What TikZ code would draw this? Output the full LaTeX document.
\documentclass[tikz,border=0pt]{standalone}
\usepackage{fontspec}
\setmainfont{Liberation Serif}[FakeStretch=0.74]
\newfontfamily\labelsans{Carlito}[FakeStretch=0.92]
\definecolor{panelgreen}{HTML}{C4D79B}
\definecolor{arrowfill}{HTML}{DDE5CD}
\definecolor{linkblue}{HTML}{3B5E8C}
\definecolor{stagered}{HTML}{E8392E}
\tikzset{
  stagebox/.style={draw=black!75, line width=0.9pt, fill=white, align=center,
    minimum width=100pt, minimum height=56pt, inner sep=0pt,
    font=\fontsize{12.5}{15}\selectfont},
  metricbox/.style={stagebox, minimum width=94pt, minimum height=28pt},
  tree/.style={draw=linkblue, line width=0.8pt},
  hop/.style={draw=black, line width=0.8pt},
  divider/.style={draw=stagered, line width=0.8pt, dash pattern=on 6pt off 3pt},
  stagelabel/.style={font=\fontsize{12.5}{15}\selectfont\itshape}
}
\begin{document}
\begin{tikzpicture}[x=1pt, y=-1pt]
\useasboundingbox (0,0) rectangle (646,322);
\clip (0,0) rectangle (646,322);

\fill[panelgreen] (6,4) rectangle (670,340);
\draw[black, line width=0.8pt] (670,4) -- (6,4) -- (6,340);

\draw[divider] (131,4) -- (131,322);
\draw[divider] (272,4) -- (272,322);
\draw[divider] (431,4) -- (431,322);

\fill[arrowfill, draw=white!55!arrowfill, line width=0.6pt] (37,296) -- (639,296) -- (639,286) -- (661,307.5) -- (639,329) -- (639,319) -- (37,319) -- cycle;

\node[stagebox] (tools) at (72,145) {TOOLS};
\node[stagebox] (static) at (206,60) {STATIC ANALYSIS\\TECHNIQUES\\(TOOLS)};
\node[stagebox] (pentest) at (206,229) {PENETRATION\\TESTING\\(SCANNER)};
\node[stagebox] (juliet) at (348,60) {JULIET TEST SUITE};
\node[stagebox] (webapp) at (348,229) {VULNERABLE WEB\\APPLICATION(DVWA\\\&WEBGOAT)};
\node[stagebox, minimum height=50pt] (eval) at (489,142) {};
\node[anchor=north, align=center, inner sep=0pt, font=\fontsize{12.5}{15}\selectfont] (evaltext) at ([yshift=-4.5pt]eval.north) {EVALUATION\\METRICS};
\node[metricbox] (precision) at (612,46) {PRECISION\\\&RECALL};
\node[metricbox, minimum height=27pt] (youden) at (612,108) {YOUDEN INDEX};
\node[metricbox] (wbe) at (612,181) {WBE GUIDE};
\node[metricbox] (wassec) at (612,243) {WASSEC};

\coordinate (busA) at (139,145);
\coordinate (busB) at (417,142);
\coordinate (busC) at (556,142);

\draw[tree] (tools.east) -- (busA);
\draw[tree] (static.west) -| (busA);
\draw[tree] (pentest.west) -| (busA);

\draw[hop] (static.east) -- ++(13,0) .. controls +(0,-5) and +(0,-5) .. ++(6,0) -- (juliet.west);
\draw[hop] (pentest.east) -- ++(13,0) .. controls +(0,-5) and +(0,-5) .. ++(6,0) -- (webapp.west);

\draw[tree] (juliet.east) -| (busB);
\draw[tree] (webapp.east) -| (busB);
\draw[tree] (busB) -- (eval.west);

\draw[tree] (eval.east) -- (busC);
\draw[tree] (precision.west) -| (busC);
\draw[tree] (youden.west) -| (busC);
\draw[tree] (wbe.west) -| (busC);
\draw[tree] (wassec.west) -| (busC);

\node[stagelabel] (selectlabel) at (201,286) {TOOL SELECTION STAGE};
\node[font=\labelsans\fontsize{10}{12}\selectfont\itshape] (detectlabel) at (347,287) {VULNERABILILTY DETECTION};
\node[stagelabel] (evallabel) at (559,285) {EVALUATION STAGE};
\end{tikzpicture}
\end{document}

────────

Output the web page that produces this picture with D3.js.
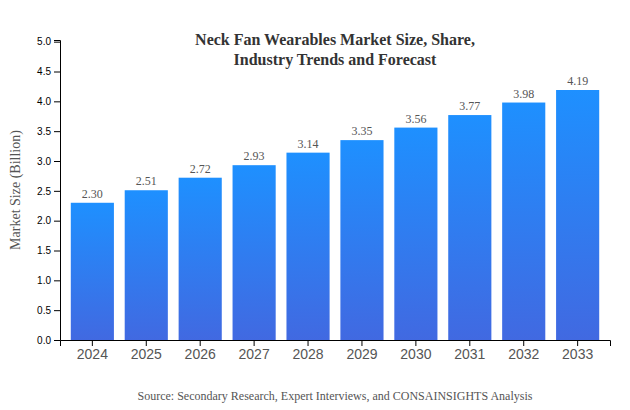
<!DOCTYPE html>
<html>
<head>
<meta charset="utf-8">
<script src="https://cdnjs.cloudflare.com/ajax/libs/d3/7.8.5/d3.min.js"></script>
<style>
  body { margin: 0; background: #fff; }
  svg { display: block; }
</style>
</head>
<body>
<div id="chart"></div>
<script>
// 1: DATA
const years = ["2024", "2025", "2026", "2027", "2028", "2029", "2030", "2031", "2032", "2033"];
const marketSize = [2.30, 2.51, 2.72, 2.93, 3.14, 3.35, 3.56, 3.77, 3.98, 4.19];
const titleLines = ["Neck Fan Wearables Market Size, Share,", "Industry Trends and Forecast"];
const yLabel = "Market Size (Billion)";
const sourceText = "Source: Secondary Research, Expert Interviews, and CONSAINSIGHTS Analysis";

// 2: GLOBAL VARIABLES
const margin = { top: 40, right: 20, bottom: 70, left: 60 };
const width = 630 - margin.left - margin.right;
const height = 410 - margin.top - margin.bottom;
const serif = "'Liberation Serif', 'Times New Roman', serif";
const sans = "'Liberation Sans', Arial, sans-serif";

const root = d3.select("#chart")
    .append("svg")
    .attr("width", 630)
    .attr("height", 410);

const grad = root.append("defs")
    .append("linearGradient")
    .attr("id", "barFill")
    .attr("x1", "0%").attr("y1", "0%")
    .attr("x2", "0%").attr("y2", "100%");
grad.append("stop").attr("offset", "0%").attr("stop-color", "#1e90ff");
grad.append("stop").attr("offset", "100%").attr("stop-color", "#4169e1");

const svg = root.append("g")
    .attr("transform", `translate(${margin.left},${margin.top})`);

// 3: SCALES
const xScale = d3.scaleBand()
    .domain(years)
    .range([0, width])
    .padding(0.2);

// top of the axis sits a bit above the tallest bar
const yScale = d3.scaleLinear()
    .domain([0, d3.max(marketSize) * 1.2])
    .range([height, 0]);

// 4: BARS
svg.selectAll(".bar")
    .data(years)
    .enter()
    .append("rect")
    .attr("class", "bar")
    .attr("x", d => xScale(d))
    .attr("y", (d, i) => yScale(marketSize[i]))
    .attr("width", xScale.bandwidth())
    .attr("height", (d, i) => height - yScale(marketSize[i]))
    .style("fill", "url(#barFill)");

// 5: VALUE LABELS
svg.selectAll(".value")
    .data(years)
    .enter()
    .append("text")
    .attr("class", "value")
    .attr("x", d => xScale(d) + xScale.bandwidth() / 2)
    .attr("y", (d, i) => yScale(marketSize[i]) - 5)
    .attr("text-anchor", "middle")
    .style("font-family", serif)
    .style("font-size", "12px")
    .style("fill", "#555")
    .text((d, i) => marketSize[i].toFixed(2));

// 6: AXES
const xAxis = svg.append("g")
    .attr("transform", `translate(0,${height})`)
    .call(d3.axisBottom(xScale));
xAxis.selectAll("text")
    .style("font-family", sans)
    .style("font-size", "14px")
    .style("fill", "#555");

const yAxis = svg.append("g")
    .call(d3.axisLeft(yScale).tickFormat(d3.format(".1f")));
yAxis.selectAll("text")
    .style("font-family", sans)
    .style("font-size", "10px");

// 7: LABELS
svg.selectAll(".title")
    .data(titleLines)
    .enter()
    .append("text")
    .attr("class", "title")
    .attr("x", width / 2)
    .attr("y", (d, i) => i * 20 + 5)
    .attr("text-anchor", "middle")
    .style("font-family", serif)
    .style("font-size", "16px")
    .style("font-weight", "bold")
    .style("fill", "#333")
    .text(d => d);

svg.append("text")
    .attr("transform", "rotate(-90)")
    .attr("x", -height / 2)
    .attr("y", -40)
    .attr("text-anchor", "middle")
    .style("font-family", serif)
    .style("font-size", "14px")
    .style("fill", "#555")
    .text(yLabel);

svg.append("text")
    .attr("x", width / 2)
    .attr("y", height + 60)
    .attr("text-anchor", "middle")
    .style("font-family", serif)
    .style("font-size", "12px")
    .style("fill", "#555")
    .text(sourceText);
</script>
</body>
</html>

────────

- **DESCRIPTION OF THE TASK**
Exactly and exclusively, reproduce the lines that start at the line containing "What TikZ code" and end at the line containing "(37,319) -- cycle;", inclusive of both.

- **REPLY TO THE EXERCISE**
What TikZ code would draw this? Output the full LaTeX document.
\documentclass[tikz,border=0pt]{standalone}
\usepackage{fontspec}
\setmainfont{Liberation Serif}[FakeStretch=0.74]
\newfontfamily\labelsans{Carlito}[FakeStretch=0.92]
\definecolor{panelgreen}{HTML}{C4D79B}
\definecolor{arrowfill}{HTML}{DDE5CD}
\definecolor{linkblue}{HTML}{3B5E8C}
\definecolor{stagered}{HTML}{E8392E}
\tikzset{
  stagebox/.style={draw=black!75, line width=0.9pt, fill=white, align=center,
    minimum width=100pt, minimum height=56pt, inner sep=0pt,
    font=\fontsize{12.5}{15}\selectfont},
  metricbox/.style={stagebox, minimum width=94pt, minimum height=28pt},
  tree/.style={draw=linkblue, line width=0.8pt},
  hop/.style={draw=black, line width=0.8pt},
  divider/.style={draw=stagered, line width=0.8pt, dash pattern=on 6pt off 3pt},
  stagelabel/.style={font=\fontsize{12.5}{15}\selectfont\itshape}
}
\begin{document}
\begin{tikzpicture}[x=1pt, y=-1pt]
\useasboundingbox (0,0) rectangle (646,322);
\clip (0,0) rectangle (646,322);

\fill[panelgreen] (6,4) rectangle (670,340);
\draw[black, line width=0.8pt] (670,4) -- (6,4) -- (6,340);

\draw[divider] (131,4) -- (131,322);
\draw[divider] (272,4) -- (272,322);
\draw[divider] (431,4) -- (431,322);

\fill[arrowfill, draw=white!55!arrowfill, line width=0.6pt] (37,296) -- (639,296) -- (639,286) -- (661,307.5) -- (639,329) -- (639,319) -- (37,319) -- cycle;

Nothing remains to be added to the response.